— START OF Data section —

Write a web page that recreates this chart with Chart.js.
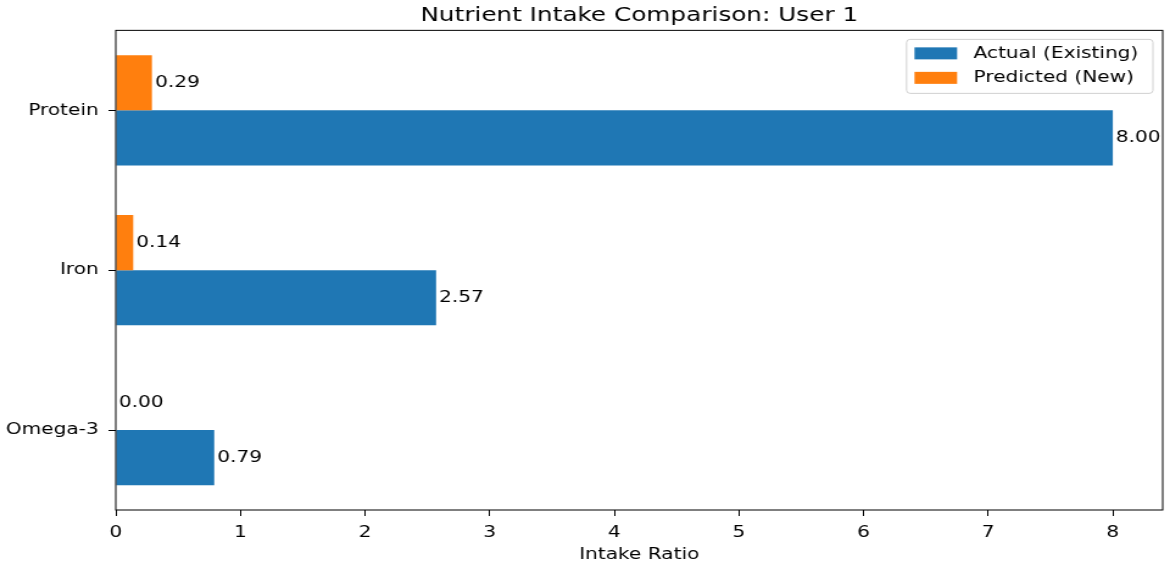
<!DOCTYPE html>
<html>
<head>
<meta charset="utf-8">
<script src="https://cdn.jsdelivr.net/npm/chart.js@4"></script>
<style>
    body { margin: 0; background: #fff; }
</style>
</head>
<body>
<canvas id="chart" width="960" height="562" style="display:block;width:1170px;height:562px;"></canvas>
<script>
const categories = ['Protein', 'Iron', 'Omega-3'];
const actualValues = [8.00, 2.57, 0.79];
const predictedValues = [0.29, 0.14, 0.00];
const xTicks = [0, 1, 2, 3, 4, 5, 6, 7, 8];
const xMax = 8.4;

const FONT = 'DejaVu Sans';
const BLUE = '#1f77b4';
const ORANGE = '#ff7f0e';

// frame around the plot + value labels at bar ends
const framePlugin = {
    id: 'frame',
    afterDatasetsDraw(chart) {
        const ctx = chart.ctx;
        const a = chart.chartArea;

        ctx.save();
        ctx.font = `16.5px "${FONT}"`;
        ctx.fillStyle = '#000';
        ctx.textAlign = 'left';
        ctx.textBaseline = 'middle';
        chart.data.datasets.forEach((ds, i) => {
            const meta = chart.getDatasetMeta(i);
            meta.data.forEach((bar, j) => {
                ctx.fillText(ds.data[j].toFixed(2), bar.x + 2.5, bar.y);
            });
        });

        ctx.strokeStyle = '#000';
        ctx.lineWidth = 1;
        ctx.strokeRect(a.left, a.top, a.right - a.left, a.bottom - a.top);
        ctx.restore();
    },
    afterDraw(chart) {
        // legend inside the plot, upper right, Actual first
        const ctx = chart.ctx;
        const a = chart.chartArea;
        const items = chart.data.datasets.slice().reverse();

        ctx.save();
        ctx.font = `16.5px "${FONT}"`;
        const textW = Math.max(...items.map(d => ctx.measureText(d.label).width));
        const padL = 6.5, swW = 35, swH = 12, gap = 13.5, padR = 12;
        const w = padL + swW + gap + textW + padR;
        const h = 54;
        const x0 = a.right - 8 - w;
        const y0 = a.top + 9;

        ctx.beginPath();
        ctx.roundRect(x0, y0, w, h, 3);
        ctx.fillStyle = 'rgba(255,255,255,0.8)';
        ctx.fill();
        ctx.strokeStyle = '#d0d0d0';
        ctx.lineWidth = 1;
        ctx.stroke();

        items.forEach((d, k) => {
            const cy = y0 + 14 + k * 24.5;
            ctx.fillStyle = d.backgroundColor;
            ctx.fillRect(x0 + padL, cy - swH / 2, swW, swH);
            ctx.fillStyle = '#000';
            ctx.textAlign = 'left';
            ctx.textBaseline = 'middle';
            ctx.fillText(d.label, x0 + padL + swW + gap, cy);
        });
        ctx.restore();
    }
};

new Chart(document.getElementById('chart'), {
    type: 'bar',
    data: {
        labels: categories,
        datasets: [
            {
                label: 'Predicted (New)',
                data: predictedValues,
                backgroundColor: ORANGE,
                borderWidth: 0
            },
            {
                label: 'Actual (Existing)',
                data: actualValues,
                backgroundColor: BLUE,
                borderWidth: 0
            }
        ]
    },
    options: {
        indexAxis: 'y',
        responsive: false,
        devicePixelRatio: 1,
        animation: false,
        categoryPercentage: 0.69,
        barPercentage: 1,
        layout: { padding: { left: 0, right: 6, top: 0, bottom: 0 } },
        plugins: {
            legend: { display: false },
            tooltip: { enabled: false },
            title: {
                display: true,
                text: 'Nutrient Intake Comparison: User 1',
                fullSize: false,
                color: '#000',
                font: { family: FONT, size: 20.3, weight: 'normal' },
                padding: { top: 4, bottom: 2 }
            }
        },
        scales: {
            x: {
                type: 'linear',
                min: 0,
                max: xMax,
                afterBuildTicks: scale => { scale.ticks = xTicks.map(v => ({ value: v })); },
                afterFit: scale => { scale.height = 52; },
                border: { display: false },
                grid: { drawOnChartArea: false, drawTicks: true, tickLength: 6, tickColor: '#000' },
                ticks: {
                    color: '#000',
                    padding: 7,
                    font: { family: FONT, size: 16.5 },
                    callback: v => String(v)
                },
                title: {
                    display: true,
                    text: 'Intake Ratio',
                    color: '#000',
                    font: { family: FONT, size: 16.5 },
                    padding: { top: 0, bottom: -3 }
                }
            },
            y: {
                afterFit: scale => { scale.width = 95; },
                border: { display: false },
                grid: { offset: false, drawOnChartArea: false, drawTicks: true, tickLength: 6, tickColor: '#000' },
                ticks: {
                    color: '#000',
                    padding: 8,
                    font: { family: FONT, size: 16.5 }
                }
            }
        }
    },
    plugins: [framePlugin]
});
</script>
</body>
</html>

— END OF Data section —

Copy all the data exactly as written, but skip any picture.

- Task output:
Write a web page that recreates this chart with Chart.js.
<!DOCTYPE html>
<html>
<head>
<meta charset="utf-8">
<script src="https://cdn.jsdelivr.net/npm/chart.js@4"></script>
<style>
    body { margin: 0; background: #fff; }
</style>
</head>
<body>
<canvas id="chart" width="960" height="562" style="display:block;width:1170px;height:562px;"></canvas>
<script>
const categories = ['Protein', 'Iron', 'Omega-3'];
const actualValues = [8.00, 2.57, 0.79];
const predictedValues = [0.29, 0.14, 0.00];
const xTicks = [0, 1, 2, 3, 4, 5, 6, 7, 8];
const xMax = 8.4;

const FONT = 'DejaVu Sans';
const BLUE = '#1f77b4';
const ORANGE = '#ff7f0e';

// frame around the plot + value labels at bar ends
const framePlugin = {
    id: 'frame',
    afterDatasetsDraw(chart) {
        const ctx = chart.ctx;
        const a = chart.chartArea;

        ctx.save();
        ctx.font = `16.5px "${FONT}"`;
        ctx.fillStyle = '#000';
        ctx.textAlign = 'left';
        ctx.textBaseline = 'middle';
        chart.data.datasets.forEach((ds, i) => {
            const meta = chart.getDatasetMeta(i);
            meta.data.forEach((bar, j) => {
                ctx.fillText(ds.data[j].toFixed(2), bar.x + 2.5, bar.y);
            });
        });

        ctx.strokeStyle = '#000';
        ctx.lineWidth = 1;
        ctx.strokeRect(a.left, a.top, a.right - a.left, a.bottom - a.top);
        ctx.restore();
    },
    afterDraw(chart) {
        // legend inside the plot, upper right, Actual first
        const ctx = chart.ctx;
        const a = chart.chartArea;
        const items = chart.data.datasets.slice().reverse();

        ctx.save();
        ctx.font = `16.5px "${FONT}"`;
        const textW = Math.max(...items.map(d => ctx.measureText(d.label).width));
        const padL = 6.5, swW = 35, swH = 12, gap = 13.5, padR = 12;
        const w = padL + swW + gap + textW + padR;
        const h = 54;
        const x0 = a.right - 8 - w;
        const y0 = a.top + 9;

        ctx.beginPath();
        ctx.roundRect(x0, y0, w, h, 3);
        ctx.fillStyle = 'rgba(255,255,255,0.8)';
        ctx.fill();
        ctx.strokeStyle = '#d0d0d0';
        ctx.lineWidth = 1;
        ctx.stroke();

        items.forEach((d, k) => {
            const cy = y0 + 14 + k * 24.5;
            ctx.fillStyle = d.backgroundColor;
            ctx.fillRect(x0 + padL, cy - swH / 2, swW, swH);
            ctx.fillStyle = '#000';
            ctx.textAlign = 'left';
            ctx.textBaseline = 'middle';
            ctx.fillText(d.label, x0 + padL + swW + gap, cy);
        });
        ctx.restore();
    }
};

new Chart(document.getElementById('chart'), {
    type: 'bar',
    data: {
        labels: categories,
        datasets: [
            {
                label: 'Predicted (New)',
                data: predictedValues,
                backgroundColor: ORANGE,
                borderWidth: 0
            },
            {
                label: 'Actual (Existing)',
                data: actualValues,
                backgroundColor: BLUE,
                borderWidth: 0
            }
        ]
    },
    options: {
        indexAxis: 'y',
        responsive: false,
        devicePixelRatio: 1,
        animation: false,
        categoryPercentage: 0.69,
        barPercentage: 1,
        layout: { padding: { left: 0, right: 6, top: 0, bottom: 0 } },
        plugins: {
            legend: { display: false },
            tooltip: { enabled: false },
            title: {
                display: true,
                text: 'Nutrient Intake Comparison: User 1',
                fullSize: false,
                color: '#000',
                font: { family: FONT, size: 20.3, weight: 'normal' },
                padding: { top: 4, bottom: 2 }
            }
        },
        scales: {
            x: {
                type: 'linear',
                min: 0,
                max: xMax,
                afterBuildTicks: scale => { scale.ticks = xTicks.map(v => ({ value: v })); },
                afterFit: scale => { scale.height = 52; },
                border: { display: false },
                grid: { drawOnChartArea: false, drawTicks: true, tickLength: 6, tickColor: '#000' },
                ticks: {
                    color: '#000',
                    padding: 7,
                    font: { family: FONT, size: 16.5 },
                    callback: v => String(v)
                },
                title: {
                    display: true,
                    text: 'Intake Ratio',
                    color: '#000',
                    font: { family: FONT, size: 16.5 },
                    padding: { top: 0, bottom: -3 }
                }
            },
            y: {
                afterFit: scale => { scale.width = 95; },
                border: { display: false },
                grid: { offset: false, drawOnChartArea: false, drawTicks: true, tickLength: 6, tickColor: '#000' },
                ticks: {
                    color: '#000',
                    padding: 8,
                    font: { family: FONT, size: 16.5 }
                }
            }
        }
    },
    plugins: [framePlugin]
});
</script>
</body>
</html>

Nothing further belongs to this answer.